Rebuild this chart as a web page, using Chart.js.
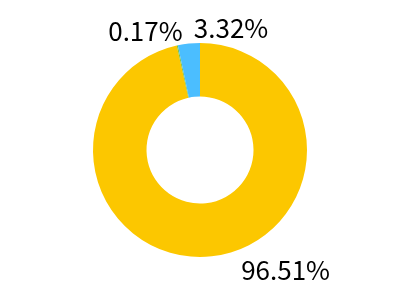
----
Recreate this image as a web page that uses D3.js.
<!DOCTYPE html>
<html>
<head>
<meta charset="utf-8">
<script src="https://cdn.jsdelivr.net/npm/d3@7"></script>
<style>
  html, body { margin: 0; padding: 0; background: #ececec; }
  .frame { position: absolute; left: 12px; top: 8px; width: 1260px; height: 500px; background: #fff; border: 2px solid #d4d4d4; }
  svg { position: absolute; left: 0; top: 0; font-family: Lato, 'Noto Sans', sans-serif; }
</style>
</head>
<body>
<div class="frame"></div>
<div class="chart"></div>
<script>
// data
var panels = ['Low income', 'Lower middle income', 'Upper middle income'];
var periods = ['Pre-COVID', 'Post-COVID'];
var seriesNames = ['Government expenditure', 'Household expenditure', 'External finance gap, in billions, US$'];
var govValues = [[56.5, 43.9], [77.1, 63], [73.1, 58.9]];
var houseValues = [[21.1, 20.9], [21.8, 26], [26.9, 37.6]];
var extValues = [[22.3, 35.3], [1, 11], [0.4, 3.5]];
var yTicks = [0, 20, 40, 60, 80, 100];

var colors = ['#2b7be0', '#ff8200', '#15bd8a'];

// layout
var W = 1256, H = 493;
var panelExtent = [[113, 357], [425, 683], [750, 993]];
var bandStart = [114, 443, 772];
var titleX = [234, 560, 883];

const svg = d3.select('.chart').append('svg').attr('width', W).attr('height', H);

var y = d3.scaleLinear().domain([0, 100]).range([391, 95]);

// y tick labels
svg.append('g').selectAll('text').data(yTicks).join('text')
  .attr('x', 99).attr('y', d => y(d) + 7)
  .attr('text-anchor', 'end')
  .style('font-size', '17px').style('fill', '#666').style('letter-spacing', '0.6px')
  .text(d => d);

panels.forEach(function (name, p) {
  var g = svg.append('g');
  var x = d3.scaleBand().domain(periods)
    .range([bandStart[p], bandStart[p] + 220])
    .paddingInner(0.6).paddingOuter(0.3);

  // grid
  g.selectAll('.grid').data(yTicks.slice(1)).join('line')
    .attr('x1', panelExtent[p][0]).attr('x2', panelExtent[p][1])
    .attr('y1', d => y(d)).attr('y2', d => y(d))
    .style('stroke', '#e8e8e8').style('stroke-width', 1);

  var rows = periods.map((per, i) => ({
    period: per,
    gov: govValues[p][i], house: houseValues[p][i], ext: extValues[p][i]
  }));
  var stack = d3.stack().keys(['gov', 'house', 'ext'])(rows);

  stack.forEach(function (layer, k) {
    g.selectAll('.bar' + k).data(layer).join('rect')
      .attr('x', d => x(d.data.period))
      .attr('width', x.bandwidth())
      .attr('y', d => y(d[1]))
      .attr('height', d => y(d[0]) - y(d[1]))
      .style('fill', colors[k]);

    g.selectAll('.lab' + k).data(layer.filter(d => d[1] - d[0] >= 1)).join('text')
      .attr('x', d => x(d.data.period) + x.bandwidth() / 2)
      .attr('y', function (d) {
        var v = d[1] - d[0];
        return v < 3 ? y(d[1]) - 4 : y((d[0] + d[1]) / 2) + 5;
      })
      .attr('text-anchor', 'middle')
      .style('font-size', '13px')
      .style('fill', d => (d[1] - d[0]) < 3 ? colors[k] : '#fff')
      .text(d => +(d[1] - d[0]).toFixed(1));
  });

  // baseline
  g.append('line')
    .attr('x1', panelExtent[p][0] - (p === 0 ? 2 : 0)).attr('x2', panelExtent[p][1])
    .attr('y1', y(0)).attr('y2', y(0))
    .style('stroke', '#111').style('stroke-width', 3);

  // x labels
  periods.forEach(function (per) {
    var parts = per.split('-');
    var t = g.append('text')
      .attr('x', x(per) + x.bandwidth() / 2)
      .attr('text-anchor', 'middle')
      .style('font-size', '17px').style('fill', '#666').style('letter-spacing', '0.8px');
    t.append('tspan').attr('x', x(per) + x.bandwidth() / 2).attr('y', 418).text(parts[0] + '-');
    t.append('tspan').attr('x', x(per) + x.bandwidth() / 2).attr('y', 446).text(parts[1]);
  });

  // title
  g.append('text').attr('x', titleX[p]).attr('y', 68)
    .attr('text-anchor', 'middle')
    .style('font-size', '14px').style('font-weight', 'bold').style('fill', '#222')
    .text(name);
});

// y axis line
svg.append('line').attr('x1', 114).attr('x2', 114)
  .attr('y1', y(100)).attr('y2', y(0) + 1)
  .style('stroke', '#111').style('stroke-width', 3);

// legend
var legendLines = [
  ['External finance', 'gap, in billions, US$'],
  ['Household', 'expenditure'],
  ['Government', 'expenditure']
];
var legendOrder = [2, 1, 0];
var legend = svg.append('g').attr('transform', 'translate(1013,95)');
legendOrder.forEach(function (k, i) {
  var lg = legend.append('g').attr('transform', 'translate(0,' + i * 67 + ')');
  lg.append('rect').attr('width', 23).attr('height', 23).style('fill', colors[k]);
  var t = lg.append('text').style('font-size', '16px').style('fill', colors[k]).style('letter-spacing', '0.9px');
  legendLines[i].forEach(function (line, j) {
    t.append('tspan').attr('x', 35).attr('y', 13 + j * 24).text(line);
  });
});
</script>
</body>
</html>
----
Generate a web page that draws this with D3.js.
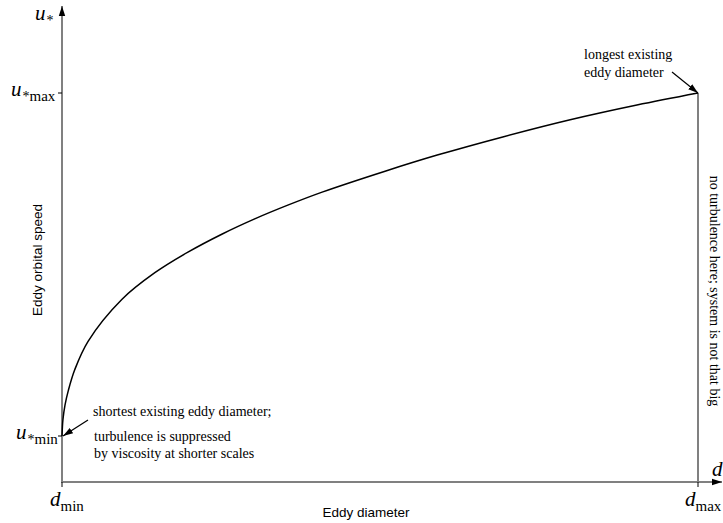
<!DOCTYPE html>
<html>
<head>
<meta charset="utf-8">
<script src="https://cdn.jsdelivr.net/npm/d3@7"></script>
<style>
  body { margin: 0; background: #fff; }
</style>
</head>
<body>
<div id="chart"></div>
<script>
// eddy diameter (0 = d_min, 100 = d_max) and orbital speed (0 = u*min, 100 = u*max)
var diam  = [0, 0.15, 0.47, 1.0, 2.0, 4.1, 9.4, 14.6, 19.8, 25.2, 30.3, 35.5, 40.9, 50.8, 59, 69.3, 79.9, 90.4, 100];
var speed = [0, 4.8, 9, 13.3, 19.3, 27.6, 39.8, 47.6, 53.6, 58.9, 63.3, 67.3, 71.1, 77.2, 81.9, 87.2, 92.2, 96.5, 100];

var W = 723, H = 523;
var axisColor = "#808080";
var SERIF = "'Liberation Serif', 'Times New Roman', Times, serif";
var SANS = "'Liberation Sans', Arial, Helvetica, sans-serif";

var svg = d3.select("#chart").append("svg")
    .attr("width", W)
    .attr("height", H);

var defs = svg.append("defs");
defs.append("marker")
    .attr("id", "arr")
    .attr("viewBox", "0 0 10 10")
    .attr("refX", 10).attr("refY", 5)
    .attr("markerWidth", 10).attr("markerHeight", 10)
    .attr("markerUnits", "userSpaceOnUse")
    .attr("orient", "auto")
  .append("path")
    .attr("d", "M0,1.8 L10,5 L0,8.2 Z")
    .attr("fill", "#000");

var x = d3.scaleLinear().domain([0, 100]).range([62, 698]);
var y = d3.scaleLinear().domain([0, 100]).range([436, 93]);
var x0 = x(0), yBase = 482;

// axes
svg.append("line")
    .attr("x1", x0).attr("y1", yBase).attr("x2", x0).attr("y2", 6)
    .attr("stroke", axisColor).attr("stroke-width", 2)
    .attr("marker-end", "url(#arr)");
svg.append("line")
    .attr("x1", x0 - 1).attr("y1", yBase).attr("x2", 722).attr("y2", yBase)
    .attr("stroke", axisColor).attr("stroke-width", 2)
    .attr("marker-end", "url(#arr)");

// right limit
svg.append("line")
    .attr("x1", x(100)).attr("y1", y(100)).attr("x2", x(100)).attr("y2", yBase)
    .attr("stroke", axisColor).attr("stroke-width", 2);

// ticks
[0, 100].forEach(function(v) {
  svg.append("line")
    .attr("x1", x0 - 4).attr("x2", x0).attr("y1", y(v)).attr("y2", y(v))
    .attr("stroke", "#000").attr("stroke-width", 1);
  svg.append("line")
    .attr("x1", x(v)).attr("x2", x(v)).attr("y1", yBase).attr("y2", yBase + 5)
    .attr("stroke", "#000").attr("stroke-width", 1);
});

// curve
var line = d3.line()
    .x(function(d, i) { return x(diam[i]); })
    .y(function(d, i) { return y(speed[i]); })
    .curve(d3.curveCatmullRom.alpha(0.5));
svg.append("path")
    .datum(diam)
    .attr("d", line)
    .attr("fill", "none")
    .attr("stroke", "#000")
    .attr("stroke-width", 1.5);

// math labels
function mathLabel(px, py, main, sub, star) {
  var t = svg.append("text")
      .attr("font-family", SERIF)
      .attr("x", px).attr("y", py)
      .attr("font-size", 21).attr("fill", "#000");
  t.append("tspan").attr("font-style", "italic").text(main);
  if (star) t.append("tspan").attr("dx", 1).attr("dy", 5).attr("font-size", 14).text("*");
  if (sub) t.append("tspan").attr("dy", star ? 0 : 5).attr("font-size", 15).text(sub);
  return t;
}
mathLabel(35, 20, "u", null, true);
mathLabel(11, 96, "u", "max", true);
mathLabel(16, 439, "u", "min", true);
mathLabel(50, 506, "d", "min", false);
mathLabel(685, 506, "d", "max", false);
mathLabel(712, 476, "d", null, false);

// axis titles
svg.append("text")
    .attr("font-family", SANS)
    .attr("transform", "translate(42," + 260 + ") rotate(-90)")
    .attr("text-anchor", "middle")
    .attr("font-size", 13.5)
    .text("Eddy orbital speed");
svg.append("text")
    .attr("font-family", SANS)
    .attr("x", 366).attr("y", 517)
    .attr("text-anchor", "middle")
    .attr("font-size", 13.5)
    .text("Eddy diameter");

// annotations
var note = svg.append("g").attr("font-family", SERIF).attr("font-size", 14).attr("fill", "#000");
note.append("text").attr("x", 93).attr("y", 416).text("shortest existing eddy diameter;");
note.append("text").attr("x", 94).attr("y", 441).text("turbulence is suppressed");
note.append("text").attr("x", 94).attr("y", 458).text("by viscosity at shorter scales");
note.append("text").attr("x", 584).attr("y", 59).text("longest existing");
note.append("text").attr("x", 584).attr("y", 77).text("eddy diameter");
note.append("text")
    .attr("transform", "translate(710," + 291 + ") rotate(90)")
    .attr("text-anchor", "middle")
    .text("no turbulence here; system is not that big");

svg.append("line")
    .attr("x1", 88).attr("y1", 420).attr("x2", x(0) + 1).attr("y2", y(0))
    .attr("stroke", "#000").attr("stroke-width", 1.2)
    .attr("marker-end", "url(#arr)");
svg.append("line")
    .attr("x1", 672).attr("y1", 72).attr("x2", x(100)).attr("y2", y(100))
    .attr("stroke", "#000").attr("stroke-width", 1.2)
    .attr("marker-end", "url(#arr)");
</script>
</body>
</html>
----
Scan the data for the word "this" and copy every line where it shows up.

◆ **WRITTEN RESPONSE**:
Rebuild this chart as a web page, using Chart.js.
Recreate this image as a web page that uses D3.js.
Generate a web page that draws this with D3.js.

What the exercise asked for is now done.